REQUIRED TASK: The entries below are to be transcribed in full, without their images.

-- Begin DATA PROVIDED --

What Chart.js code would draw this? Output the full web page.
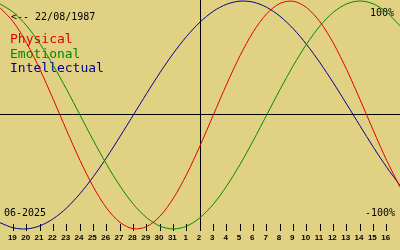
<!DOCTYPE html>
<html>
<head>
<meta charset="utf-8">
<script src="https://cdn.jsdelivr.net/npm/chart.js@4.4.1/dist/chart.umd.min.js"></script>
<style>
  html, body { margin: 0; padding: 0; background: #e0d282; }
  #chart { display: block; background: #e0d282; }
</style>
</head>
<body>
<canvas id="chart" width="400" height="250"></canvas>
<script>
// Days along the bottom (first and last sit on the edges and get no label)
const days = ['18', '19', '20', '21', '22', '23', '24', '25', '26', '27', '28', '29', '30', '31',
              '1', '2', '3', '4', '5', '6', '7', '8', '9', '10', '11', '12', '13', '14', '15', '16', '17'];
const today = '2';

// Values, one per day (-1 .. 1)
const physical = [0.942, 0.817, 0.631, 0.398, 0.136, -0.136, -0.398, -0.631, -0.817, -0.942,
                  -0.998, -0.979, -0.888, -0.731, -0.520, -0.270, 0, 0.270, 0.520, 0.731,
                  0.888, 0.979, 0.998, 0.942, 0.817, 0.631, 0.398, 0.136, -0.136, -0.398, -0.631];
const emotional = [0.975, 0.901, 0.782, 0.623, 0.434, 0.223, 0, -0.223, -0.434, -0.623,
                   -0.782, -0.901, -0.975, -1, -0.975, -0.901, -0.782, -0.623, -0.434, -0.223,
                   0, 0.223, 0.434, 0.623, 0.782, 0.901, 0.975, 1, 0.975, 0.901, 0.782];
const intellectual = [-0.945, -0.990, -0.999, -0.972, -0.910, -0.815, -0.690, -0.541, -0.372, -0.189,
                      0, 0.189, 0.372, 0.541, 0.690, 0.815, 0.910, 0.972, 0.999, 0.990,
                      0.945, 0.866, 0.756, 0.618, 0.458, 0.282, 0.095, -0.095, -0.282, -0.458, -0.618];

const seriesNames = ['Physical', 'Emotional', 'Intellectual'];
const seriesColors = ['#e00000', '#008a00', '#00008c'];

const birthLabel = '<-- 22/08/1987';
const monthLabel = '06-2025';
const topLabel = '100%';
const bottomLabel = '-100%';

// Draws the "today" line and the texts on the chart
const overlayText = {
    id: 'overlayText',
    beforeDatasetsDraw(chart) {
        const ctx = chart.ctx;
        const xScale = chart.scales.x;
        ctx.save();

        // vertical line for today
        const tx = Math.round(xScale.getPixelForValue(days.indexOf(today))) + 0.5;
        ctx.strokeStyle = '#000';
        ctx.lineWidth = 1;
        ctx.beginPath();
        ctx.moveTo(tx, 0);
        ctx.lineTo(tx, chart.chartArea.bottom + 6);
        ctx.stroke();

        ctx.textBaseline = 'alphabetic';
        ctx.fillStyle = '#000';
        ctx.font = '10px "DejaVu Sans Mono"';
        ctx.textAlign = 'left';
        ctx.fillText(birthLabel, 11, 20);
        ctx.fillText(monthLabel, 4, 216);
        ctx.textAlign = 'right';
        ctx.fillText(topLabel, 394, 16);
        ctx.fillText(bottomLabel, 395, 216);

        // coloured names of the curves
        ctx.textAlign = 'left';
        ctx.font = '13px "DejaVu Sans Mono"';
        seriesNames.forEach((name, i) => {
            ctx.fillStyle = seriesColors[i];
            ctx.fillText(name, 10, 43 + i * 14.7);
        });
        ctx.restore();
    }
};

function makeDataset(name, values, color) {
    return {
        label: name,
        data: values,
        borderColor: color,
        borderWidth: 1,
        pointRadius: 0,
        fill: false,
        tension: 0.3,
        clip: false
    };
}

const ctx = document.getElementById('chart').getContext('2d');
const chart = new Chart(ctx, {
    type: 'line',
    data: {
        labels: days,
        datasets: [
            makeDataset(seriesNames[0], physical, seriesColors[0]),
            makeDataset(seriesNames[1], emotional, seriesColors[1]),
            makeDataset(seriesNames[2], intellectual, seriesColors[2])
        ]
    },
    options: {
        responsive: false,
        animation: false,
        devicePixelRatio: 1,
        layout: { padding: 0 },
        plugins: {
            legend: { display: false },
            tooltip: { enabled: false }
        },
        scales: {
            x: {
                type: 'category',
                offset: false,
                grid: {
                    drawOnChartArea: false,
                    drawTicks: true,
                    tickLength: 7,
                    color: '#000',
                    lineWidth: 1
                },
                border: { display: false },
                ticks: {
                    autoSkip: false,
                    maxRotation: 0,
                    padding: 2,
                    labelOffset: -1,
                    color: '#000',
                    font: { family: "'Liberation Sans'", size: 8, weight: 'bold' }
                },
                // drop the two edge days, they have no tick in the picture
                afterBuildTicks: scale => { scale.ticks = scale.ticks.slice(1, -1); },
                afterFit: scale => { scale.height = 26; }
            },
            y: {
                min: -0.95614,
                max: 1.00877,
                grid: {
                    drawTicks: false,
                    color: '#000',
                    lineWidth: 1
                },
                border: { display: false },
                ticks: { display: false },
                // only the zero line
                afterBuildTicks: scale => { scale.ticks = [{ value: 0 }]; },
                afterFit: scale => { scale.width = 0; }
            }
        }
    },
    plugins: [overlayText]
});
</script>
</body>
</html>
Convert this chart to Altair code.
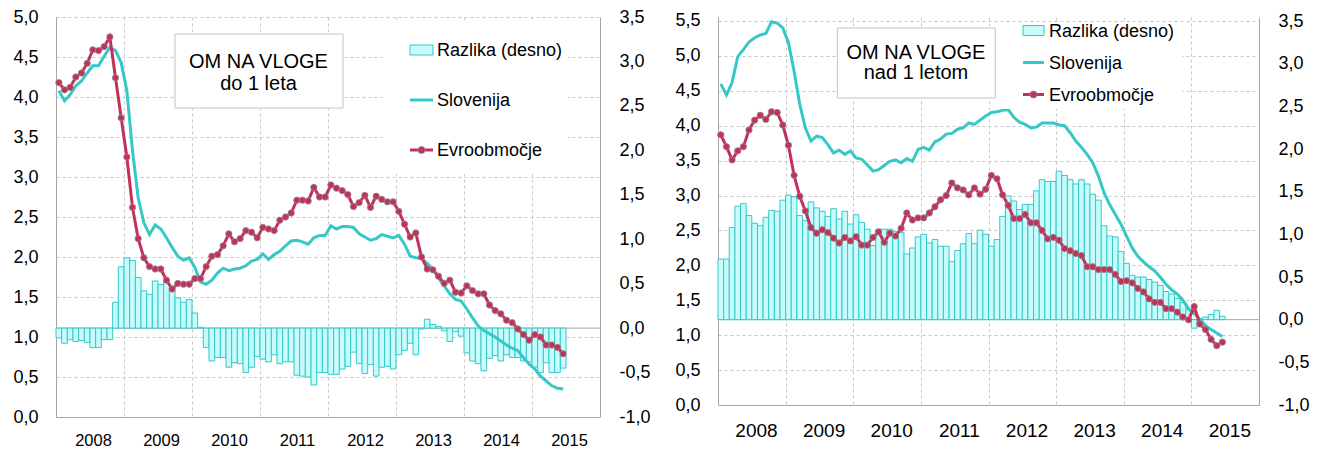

-- End DATA PROVIDED --

FINISHED EXERCISE:
What Chart.js code would draw this? Output the full web page.
<!DOCTYPE html>
<html>
<head>
<meta charset="utf-8">
<script src="https://cdn.jsdelivr.net/npm/chart.js@4.4.1/dist/chart.umd.min.js"></script>
<style>
  html, body { margin: 0; padding: 0; background: #e0d282; }
  #chart { display: block; background: #e0d282; }
</style>
</head>
<body>
<canvas id="chart" width="400" height="250"></canvas>
<script>
// Days along the bottom (first and last sit on the edges and get no label)
const days = ['18', '19', '20', '21', '22', '23', '24', '25', '26', '27', '28', '29', '30', '31',
              '1', '2', '3', '4', '5', '6', '7', '8', '9', '10', '11', '12', '13', '14', '15', '16', '17'];
const today = '2';

// Values, one per day (-1 .. 1)
const physical = [0.942, 0.817, 0.631, 0.398, 0.136, -0.136, -0.398, -0.631, -0.817, -0.942,
                  -0.998, -0.979, -0.888, -0.731, -0.520, -0.270, 0, 0.270, 0.520, 0.731,
                  0.888, 0.979, 0.998, 0.942, 0.817, 0.631, 0.398, 0.136, -0.136, -0.398, -0.631];
const emotional = [0.975, 0.901, 0.782, 0.623, 0.434, 0.223, 0, -0.223, -0.434, -0.623,
                   -0.782, -0.901, -0.975, -1, -0.975, -0.901, -0.782, -0.623, -0.434, -0.223,
                   0, 0.223, 0.434, 0.623, 0.782, 0.901, 0.975, 1, 0.975, 0.901, 0.782];
const intellectual = [-0.945, -0.990, -0.999, -0.972, -0.910, -0.815, -0.690, -0.541, -0.372, -0.189,
                      0, 0.189, 0.372, 0.541, 0.690, 0.815, 0.910, 0.972, 0.999, 0.990,
                      0.945, 0.866, 0.756, 0.618, 0.458, 0.282, 0.095, -0.095, -0.282, -0.458, -0.618];

const seriesNames = ['Physical', 'Emotional', 'Intellectual'];
const seriesColors = ['#e00000', '#008a00', '#00008c'];

const birthLabel = '<-- 22/08/1987';
const monthLabel = '06-2025';
const topLabel = '100%';
const bottomLabel = '-100%';

// Draws the "today" line and the texts on the chart
const overlayText = {
    id: 'overlayText',
    beforeDatasetsDraw(chart) {
        const ctx = chart.ctx;
        const xScale = chart.scales.x;
        ctx.save();

        // vertical line for today
        const tx = Math.round(xScale.getPixelForValue(days.indexOf(today))) + 0.5;
        ctx.strokeStyle = '#000';
        ctx.lineWidth = 1;
        ctx.beginPath();
        ctx.moveTo(tx, 0);
        ctx.lineTo(tx, chart.chartArea.bottom + 6);
        ctx.stroke();

        ctx.textBaseline = 'alphabetic';
        ctx.fillStyle = '#000';
        ctx.font = '10px "DejaVu Sans Mono"';
        ctx.textAlign = 'left';
        ctx.fillText(birthLabel, 11, 20);
        ctx.fillText(monthLabel, 4, 216);
        ctx.textAlign = 'right';
        ctx.fillText(topLabel, 394, 16);
        ctx.fillText(bottomLabel, 395, 216);

        // coloured names of the curves
        ctx.textAlign = 'left';
        ctx.font = '13px "DejaVu Sans Mono"';
        seriesNames.forEach((name, i) => {
            ctx.fillStyle = seriesColors[i];
            ctx.fillText(name, 10, 43 + i * 14.7);
        });
        ctx.restore();
    }
};

function makeDataset(name, values, color) {
    return {
        label: name,
        data: values,
        borderColor: color,
        borderWidth: 1,
        pointRadius: 0,
        fill: false,
        tension: 0.3,
        clip: false
    };
}

const ctx = document.getElementById('chart').getContext('2d');
const chart = new Chart(ctx, {
    type: 'line',
    data: {
        labels: days,
        datasets: [
            makeDataset(seriesNames[0], physical, seriesColors[0]),
            makeDataset(seriesNames[1], emotional, seriesColors[1]),
            makeDataset(seriesNames[2], intellectual, seriesColors[2])
        ]
    },
    options: {
        responsive: false,
        animation: false,
        devicePixelRatio: 1,
        layout: { padding: 0 },
        plugins: {
            legend: { display: false },
            tooltip: { enabled: false }
        },
        scales: {
            x: {
                type: 'category',
                offset: false,
                grid: {
                    drawOnChartArea: false,
                    drawTicks: true,
                    tickLength: 7,
                    color: '#000',
                    lineWidth: 1
                },
                border: { display: false },
                ticks: {
                    autoSkip: false,
                    maxRotation: 0,
                    padding: 2,
                    labelOffset: -1,
                    color: '#000',
                    font: { family: "'Liberation Sans'", size: 8, weight: 'bold' }
                },
                // drop the two edge days, they have no tick in the picture
                afterBuildTicks: scale => { scale.ticks = scale.ticks.slice(1, -1); },
                afterFit: scale => { scale.height = 26; }
            },
            y: {
                min: -0.95614,
                max: 1.00877,
                grid: {
                    drawTicks: false,
                    color: '#000',
                    lineWidth: 1
                },
                border: { display: false },
                ticks: { display: false },
                // only the zero line
                afterBuildTicks: scale => { scale.ticks = [{ value: 0 }]; },
                afterFit: scale => { scale.width = 0; }
            }
        }
    },
    plugins: [overlayText]
});
</script>
</body>
</html>
Convert this chart to Altair code.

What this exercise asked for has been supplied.